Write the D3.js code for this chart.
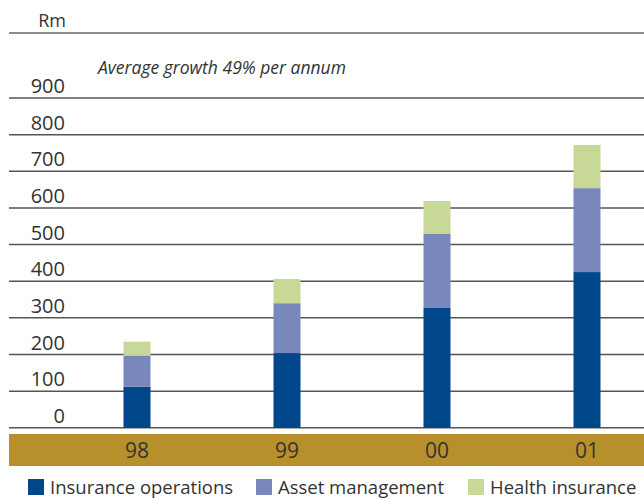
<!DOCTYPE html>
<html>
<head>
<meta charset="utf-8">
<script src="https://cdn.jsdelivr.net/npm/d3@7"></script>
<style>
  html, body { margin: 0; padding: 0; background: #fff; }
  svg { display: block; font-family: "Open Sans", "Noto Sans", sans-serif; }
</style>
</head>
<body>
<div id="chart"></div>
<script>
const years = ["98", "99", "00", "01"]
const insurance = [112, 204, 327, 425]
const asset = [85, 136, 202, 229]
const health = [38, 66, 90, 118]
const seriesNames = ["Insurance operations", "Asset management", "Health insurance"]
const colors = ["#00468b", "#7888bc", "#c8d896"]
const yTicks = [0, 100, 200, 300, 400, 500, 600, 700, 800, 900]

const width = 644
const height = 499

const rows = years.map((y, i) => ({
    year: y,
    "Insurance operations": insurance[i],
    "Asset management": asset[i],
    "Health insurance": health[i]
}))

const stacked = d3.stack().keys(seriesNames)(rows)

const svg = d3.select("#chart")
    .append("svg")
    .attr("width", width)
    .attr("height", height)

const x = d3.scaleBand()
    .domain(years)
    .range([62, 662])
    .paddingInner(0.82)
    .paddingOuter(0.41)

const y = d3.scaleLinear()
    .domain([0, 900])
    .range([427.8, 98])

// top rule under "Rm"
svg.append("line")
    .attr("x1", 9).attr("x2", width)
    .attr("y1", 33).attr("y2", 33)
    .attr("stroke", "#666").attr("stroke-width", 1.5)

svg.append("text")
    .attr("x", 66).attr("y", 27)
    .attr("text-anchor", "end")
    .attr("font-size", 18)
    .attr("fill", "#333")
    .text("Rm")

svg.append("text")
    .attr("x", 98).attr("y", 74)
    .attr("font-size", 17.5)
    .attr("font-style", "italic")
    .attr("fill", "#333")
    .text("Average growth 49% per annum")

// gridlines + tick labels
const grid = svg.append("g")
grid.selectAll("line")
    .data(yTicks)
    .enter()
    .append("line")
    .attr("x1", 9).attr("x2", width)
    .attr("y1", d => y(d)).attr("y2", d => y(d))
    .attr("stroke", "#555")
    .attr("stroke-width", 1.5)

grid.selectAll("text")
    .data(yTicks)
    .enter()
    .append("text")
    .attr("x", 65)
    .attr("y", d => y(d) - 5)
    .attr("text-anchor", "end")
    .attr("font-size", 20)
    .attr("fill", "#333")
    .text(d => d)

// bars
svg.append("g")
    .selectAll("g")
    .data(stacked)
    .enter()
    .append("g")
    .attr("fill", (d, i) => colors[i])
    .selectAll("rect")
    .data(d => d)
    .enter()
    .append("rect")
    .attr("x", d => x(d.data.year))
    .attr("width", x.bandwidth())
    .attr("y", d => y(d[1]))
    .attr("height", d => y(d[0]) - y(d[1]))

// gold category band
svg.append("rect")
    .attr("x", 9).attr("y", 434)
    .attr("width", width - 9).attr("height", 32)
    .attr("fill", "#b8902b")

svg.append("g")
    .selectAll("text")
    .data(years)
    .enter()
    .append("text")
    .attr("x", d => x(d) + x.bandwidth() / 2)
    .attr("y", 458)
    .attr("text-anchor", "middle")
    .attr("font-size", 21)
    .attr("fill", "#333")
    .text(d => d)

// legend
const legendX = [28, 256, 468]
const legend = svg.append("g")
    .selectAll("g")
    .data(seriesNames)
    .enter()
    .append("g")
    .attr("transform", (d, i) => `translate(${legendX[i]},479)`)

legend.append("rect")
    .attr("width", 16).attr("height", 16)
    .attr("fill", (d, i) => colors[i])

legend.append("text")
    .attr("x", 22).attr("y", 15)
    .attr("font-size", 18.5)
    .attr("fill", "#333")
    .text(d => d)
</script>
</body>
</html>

++++++++

§ WHAT TO DO
Each line of the data should be quoted exactly, with pictures left out.

§ REPLY
Write the D3.js code for this chart.
<!DOCTYPE html>
<html>
<head>
<meta charset="utf-8">
<script src="https://cdn.jsdelivr.net/npm/d3@7"></script>
<style>
  html, body { margin: 0; padding: 0; background: #fff; }
  svg { display: block; font-family: "Open Sans", "Noto Sans", sans-serif; }
</style>
</head>
<body>
<div id="chart"></div>
<script>
const years = ["98", "99", "00", "01"]
const insurance = [112, 204, 327, 425]
const asset = [85, 136, 202, 229]
const health = [38, 66, 90, 118]
const seriesNames = ["Insurance operations", "Asset management", "Health insurance"]
const colors = ["#00468b", "#7888bc", "#c8d896"]
const yTicks = [0, 100, 200, 300, 400, 500, 600, 700, 800, 900]

const width = 644
const height = 499

const rows = years.map((y, i) => ({
    year: y,
    "Insurance operations": insurance[i],
    "Asset management": asset[i],
    "Health insurance": health[i]
}))

const stacked = d3.stack().keys(seriesNames)(rows)

const svg = d3.select("#chart")
    .append("svg")
    .attr("width", width)
    .attr("height", height)

const x = d3.scaleBand()
    .domain(years)
    .range([62, 662])
    .paddingInner(0.82)
    .paddingOuter(0.41)

const y = d3.scaleLinear()
    .domain([0, 900])
    .range([427.8, 98])

// top rule under "Rm"
svg.append("line")
    .attr("x1", 9).attr("x2", width)
    .attr("y1", 33).attr("y2", 33)
    .attr("stroke", "#666").attr("stroke-width", 1.5)

svg.append("text")
    .attr("x", 66).attr("y", 27)
    .attr("text-anchor", "end")
    .attr("font-size", 18)
    .attr("fill", "#333")
    .text("Rm")

svg.append("text")
    .attr("x", 98).attr("y", 74)
    .attr("font-size", 17.5)
    .attr("font-style", "italic")
    .attr("fill", "#333")
    .text("Average growth 49% per annum")

// gridlines + tick labels
const grid = svg.append("g")
grid.selectAll("line")
    .data(yTicks)
    .enter()
    .append("line")
    .attr("x1", 9).attr("x2", width)
    .attr("y1", d => y(d)).attr("y2", d => y(d))
    .attr("stroke", "#555")
    .attr("stroke-width", 1.5)

grid.selectAll("text")
    .data(yTicks)
    .enter()
    .append("text")
    .attr("x", 65)
    .attr("y", d => y(d) - 5)
    .attr("text-anchor", "end")
    .attr("font-size", 20)
    .attr("fill", "#333")
    .text(d => d)

// bars
svg.append("g")
    .selectAll("g")
    .data(stacked)
    .enter()
    .append("g")
    .attr("fill", (d, i) => colors[i])
    .selectAll("rect")
    .data(d => d)
    .enter()
    .append("rect")
    .attr("x", d => x(d.data.year))
    .attr("width", x.bandwidth())
    .attr("y", d => y(d[1]))
    .attr("height", d => y(d[0]) - y(d[1]))

// gold category band
svg.append("rect")
    .attr("x", 9).attr("y", 434)
    .attr("width", width - 9).attr("height", 32)
    .attr("fill", "#b8902b")

svg.append("g")
    .selectAll("text")
    .data(years)
    .enter()
    .append("text")
    .attr("x", d => x(d) + x.bandwidth() / 2)
    .attr("y", 458)
    .attr("text-anchor", "middle")
    .attr("font-size", 21)
    .attr("fill", "#333")
    .text(d => d)

// legend
const legendX = [28, 256, 468]
const legend = svg.append("g")
    .selectAll("g")
    .data(seriesNames)
    .enter()
    .append("g")
    .attr("transform", (d, i) => `translate(${legendX[i]},479)`)

legend.append("rect")
    .attr("width", 16).attr("height", 16)
    .attr("fill", (d, i) => colors[i])

legend.append("text")
    .attr("x", 22).attr("y", 15)
    .attr("font-size", 18.5)
    .attr("fill", "#333")
    .text(d => d)
</script>
</body>
</html>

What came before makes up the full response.